At present most of the fintech companies are actively involved in the business of lending cross-sell services with a registered bank or NBFC.
Fintech brands such as RazorPay, Instamojo, Enkash, BharatPe, and Paytm have collaborated with banks in the country so that they can offer loan facilities to their customers. BharatPe co-founder on his conversation with Economic Times said, “It is fundamentally clear that there is no money in payments. The core business model is lending. As UPI grows more through our platform, we can disburse more loans through our partners.”
There are few fintech startups experts who are utilizing their growing experience and excellence in underwriting loans through a stack of customer data that can help them evolve into primary lenders. Their revenue model is now based on becoming lucrative internet-based incomes.
Gehani was quoted as saying in an interview, “My guess is that when you work with these partner banks and NBFCs, some of the learning spills over to you. The bigger concern is not only underwriting but also the recovery of these loans. Things can get a bit tricky.”

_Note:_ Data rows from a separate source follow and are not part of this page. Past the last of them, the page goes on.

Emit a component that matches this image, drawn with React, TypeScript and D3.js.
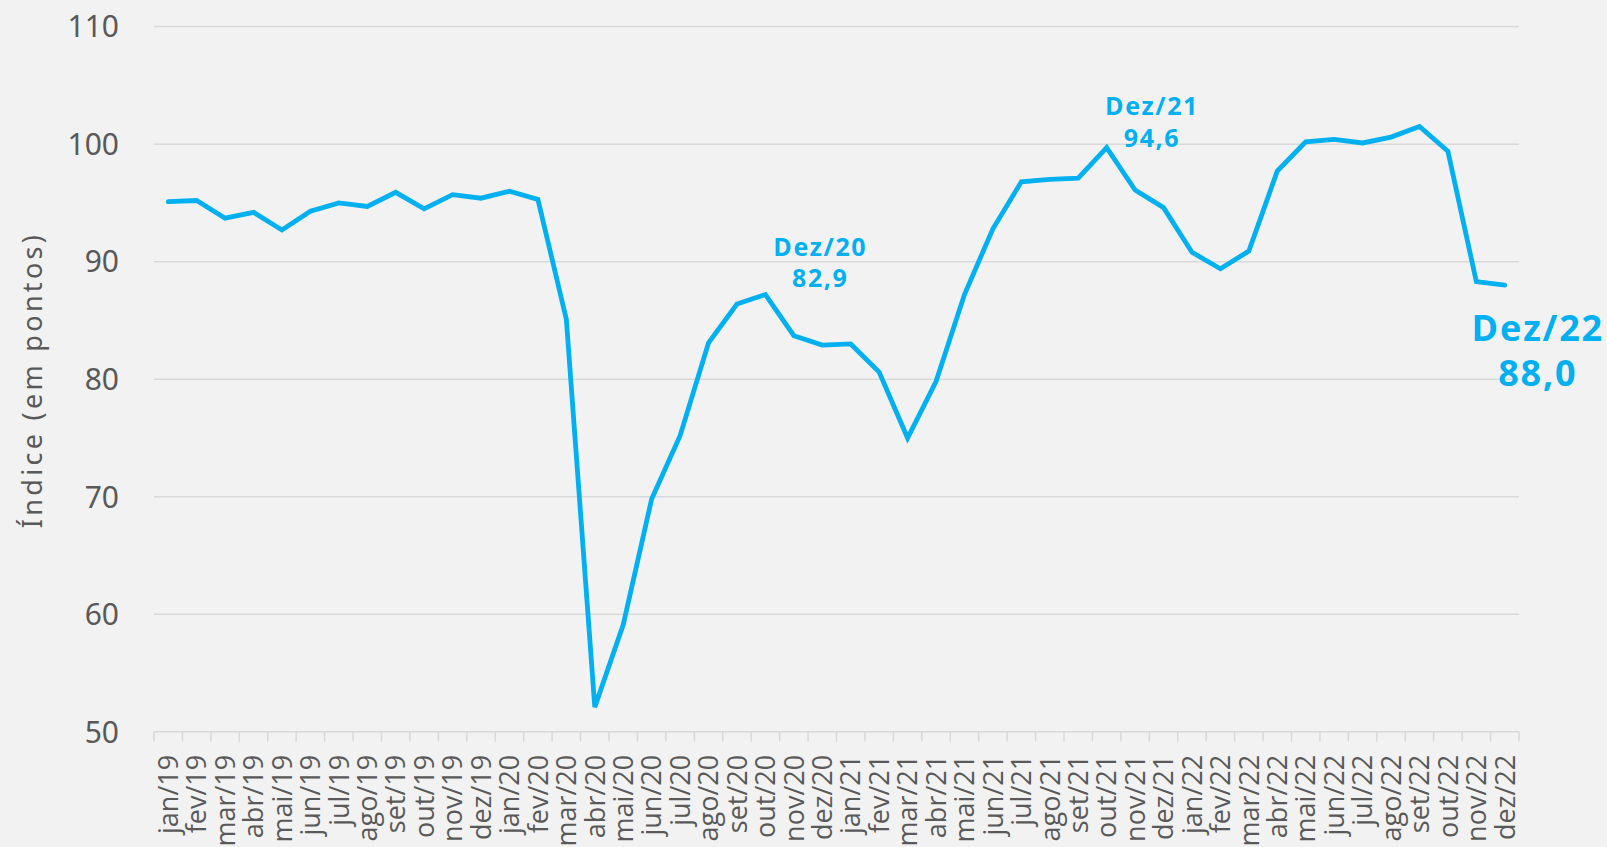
import React from "react";
import * as d3 from "d3";

const months = [
  "jan/19","fev/19","mar/19","abr/19","mai/19","jun/19","jul/19","ago/19","set/19","out/19","nov/19","dez/19",
  "jan/20","fev/20","mar/20","abr/20","mai/20","jun/20","jul/20","ago/20","set/20","out/20","nov/20","dez/20",
  "jan/21","fev/21","mar/21","abr/21","mai/21","jun/21","jul/21","ago/21","set/21","out/21","nov/21","dez/21",
  "jan/22","fev/22","mar/22","abr/22","mai/22","jun/22","jul/22","ago/22","set/22","out/22","nov/22","dez/22",
];

const values = [
  95.1, 95.2, 93.7, 94.2, 92.7, 94.3, 95.0, 94.7, 95.9, 94.5, 95.7, 95.4,
  96.0, 95.3, 85.1, 52.1, 59.1, 69.8, 75.2, 83.1, 86.4, 87.2, 83.7, 82.9,
  83.0, 80.6, 75.0, 79.8, 87.2, 92.8, 96.8, 97.0, 97.1, 99.7, 96.1, 94.6,
  90.8, 89.4, 90.9, 97.7, 100.2, 100.4, 100.1, 100.6, 101.5, 99.4, 88.3, 88.0,
];

const yTicks = [50, 60, 70, 80, 90, 100, 110];

const annotations = [
  { month: "dez/20", title: "Dez/20", value: "82,9", big: false, dx: -2, dy1: -89.5, dy2: -58.5 },
  { month: "dez/21", title: "Dez/21", value: "94,6", big: false, dx: -11.5, dy1: -92.5, dy2: -60.5 },
  { month: "dez/22", title: "Dez/22", value: "88,0", big: true, dx: 33, dy1: 56, dy2: 101 },
];

const W = 1607;
const H = 847;
const M = { left: 154, right: 88, top: 26.6, bottom: 115.2 };

export default function App() {
  const x = d3.scaleBand().domain(months).range([M.left, W - M.right]).padding(0);
  const y = d3.scaleLinear().domain([50, 110]).range([H - M.bottom, M.top]);
  const cx = (m: string) => (x(m) as number) + x.bandwidth() / 2;
  const line = d3
    .line<number>()
    .x((_, i) => cx(months[i]))
    .y((d) => y(d));

  const grey = "#595959";
  const blue = "#00b0f0";
  const gridC = "#d9d9d9";
  const baseY = y(50);

  return (
    <div style={{ position: "fixed", left: 0, top: 0, width: W, height: H }}>
      <svg width={W} height={H} style={{ display: "block" }}>
        <rect x={0} y={0} width={W} height={H} fill="#f2f2f2" />
        {yTicks.map((t) =>
          t === 50 ? null : (
            <line key={"g" + t} x1={M.left} x2={W - M.right} y1={y(t)} y2={y(t)} stroke={gridC} strokeWidth={1.5} />
          )
        )}
        <line x1={M.left} x2={W - M.right} y1={baseY} y2={baseY} stroke={gridC} strokeWidth={1.5} />
        {months.map((m) => (
          <line key={"t" + m} x1={x(m)} x2={x(m)} y1={baseY} y2={baseY + 10} stroke={gridC} strokeWidth={1.5} />
        ))}
        <line x1={W - M.right} x2={W - M.right} y1={baseY} y2={baseY + 10} stroke={gridC} strokeWidth={1.5} />
        {yTicks.map((t) => (
          <text
            key={"yl" + t}
            x={119}
            y={y(t)}
            dy="0.36em"
            textAnchor="end"
            fontFamily="'Noto Sans', sans-serif"
            fontSize={30}
            fill={grey}
          >
            {t}
          </text>
        ))}
        <text
          transform={`translate(32,380) rotate(-90)`}
          textAnchor="middle"
          dy="0.36em"
          fontFamily="'Noto Sans', sans-serif"
          fontSize={27}
          letterSpacing={3.3}
          fill={grey}
        >
          Índice (em pontos)
        </text>
        {months.map((m) => (
          <text
            key={"xl" + m}
            transform={`translate(${cx(m)},${baseY + 23}) rotate(-90)`}
            textAnchor="end"
            dy="0.36em"
            fontFamily="'Open Sans', sans-serif"
            fontSize={27}
            fill={grey}
          >
            {m}
          </text>
        ))}
        <path d={line(values) || ""} fill="none" stroke={blue} strokeWidth={4.8} strokeLinejoin="miter" strokeLinecap="round" />
        {annotations.map((a) => {
          const i = months.indexOf(a.month);
          const px = cx(a.month) + a.dx;
          const py = y(values[i]);
          const fs = a.big ? 36 : 25;
          const ls = a.big ? 1.8 : 1.6;
          return (
            <g key={a.title} fontFamily="'Open Sans', sans-serif" fontWeight={700} fill={blue} textAnchor="middle" fontSize={fs} letterSpacing={ls}>
              <text x={px} y={py + a.dy1}>{a.title}</text>
              <text x={px} y={py + a.dy2}>{a.value}</text>
            </g>
          );
        })}
      </svg>
    </div>
  );
}
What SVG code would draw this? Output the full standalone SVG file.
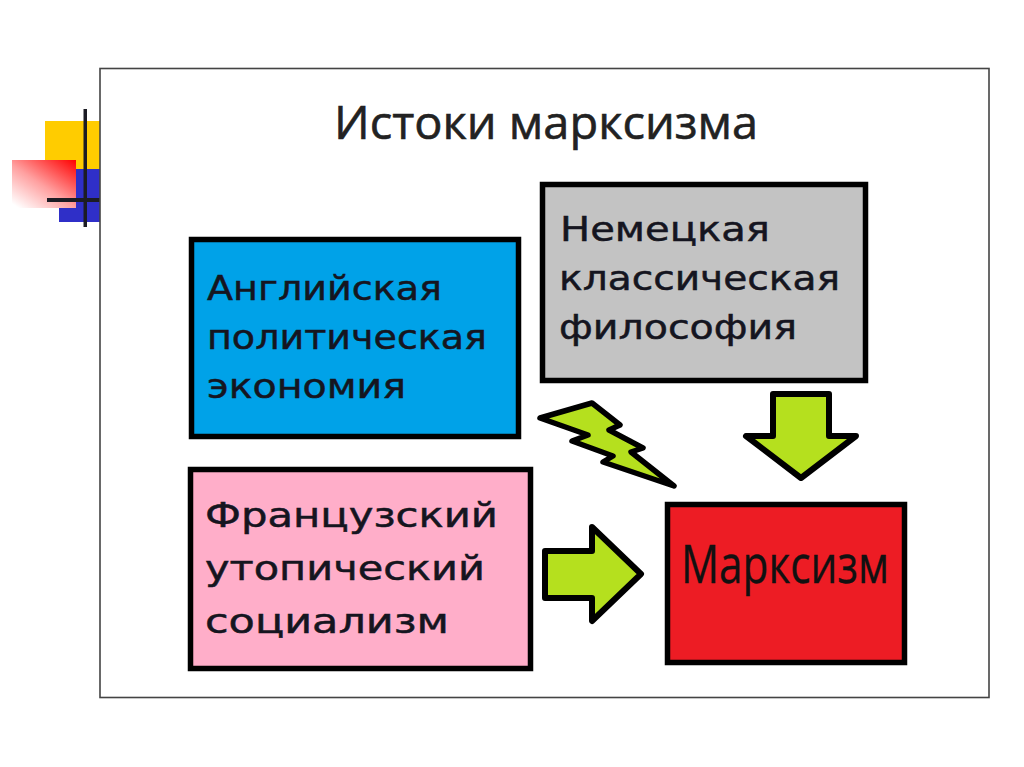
<svg xmlns="http://www.w3.org/2000/svg" width="1024" height="767" viewBox="0 0 1024 767">
<defs>
<linearGradient id="fade" x1="1" y1="0" x2="0.1" y2="1"><stop offset="0" stop-color="#ff0000"/><stop offset="0.55" stop-color="#ffa0a0"/><stop offset="1" stop-color="#ffffff"/></linearGradient>
</defs>
<style>
.box{stroke:#000;stroke-width:5.500}
.arrow{fill:#b5e01e;stroke:#000;stroke-width:6;stroke-linejoin:round}
.t{font-family:"DejaVu Sans","Open Sans",sans-serif;font-size:34.500px;fill:#151520;stroke:#151520;stroke-width:.5}
.bar{fill:#1c1c24}
</style>
<rect width="1024" height="767" fill="#fff"/>
<g id="decor">
<rect x="45" y="121" width="55" height="48" fill="#ffcc00"/>
<rect x="59" y="169" width="41" height="53" fill="#2f2fc8"/>
<rect x="12" y="160" width="64" height="48" fill="url(#fade)"/>
<rect class="bar" x="83.500" y="109" width="3.500" height="118"/>
<rect class="bar" x="47" y="198" width="53" height="4"/>
</g>
<rect id="frame" x="100" y="68.500" width="889" height="629" fill="none" stroke="#444" stroke-width="1.600"/>
<text id="title" x="334" y="139" font-family="'Open Sans','Noto Sans',sans-serif" font-size="46" fill="#222" stroke="#222" stroke-width=".6" textLength="424" lengthAdjust="spacingAndGlyphs">Истоки марксизма</text>
<g id="connectors">
<path class="arrow" d="M773 394H829V436H856L801 478L746 436H773Z"/>
<path class="arrow" d="M545 551H592V527L641 574L592 621V598H545Z"/>
<path class="arrow" d="M540 418L592 403L620 425L609 430L643 448L631 452L674 486L603 462L613 456L572 441L588 435Z" style="stroke-width:5.500"/>
</g>
<g id="node-english">
<rect class="box" x="191.500" y="239.500" width="327" height="197" fill="#00a2e8"/>
<text class="t" x="207" y="300" textLength="235" lengthAdjust="spacingAndGlyphs">Английская</text>
<text class="t" x="207" y="349" textLength="280" lengthAdjust="spacingAndGlyphs">политическая</text>
<text class="t" x="207" y="398" textLength="199" lengthAdjust="spacingAndGlyphs">экономия</text>
</g>
<g id="node-german">
<rect class="box" x="542.500" y="184.500" width="323" height="196" fill="#c3c3c3"/>
<text class="t" x="560" y="241" textLength="210" lengthAdjust="spacingAndGlyphs">Немецкая</text>
<text class="t" x="559" y="290" textLength="281" lengthAdjust="spacingAndGlyphs">классическая</text>
<text class="t" x="559" y="339" textLength="238" lengthAdjust="spacingAndGlyphs">философия</text>
</g>
<g id="node-french">
<rect class="box" x="190.500" y="469.500" width="340" height="199" fill="#ffaec9"/>
<text class="t" x="205" y="527" textLength="293" lengthAdjust="spacingAndGlyphs">Французский</text>
<text class="t" x="205" y="580" textLength="280" lengthAdjust="spacingAndGlyphs">утопический</text>
<text class="t" x="205" y="633" textLength="244" lengthAdjust="spacingAndGlyphs">социализм</text>
</g>
<g id="node-marxism">
<rect class="box" x="667.500" y="504.500" width="237" height="158" fill="#ed1c24"/>
<text x="681" y="583" font-family="'Open Sans','Noto Sans',sans-serif" font-size="53" fill="#111" stroke="#111" stroke-width=".3" textLength="208" lengthAdjust="spacingAndGlyphs">Марксизм</text>
</g>
</svg>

Instamojo is also working in the direction to get an NBFC license. Though, there is a certain amount of risk is involved with these Fintech companies that may hamper the banking ambitions of this sector. The crisis that occurs in the banking sector, which spread out with Infrastructure Leasing and Financial Services[1] (IL&FS) defaulting on its debt obligations in September 2018, had scraped the confidence of the sector.
The collapse has affected systematically formed important NBFCs and snowballed them into a greater risk to the real financial sector, which results in central bank constricting regulations for these non-banks.
Chairman of the Fintech Convergence Council, Naveen Surya, said, “We have seen over the last 18 months the RBI canceled hundreds of license after a long time.” He further added, “Getting license may be less of an issue for these fintech companies, but maintaining compliance could pose a challenge. “
Top industry expert addresses the risk factor for these start-ups, an expert was quoted as saying, “In India, everyone can give a loan, and the real challenge lies in the recovery of these assets.”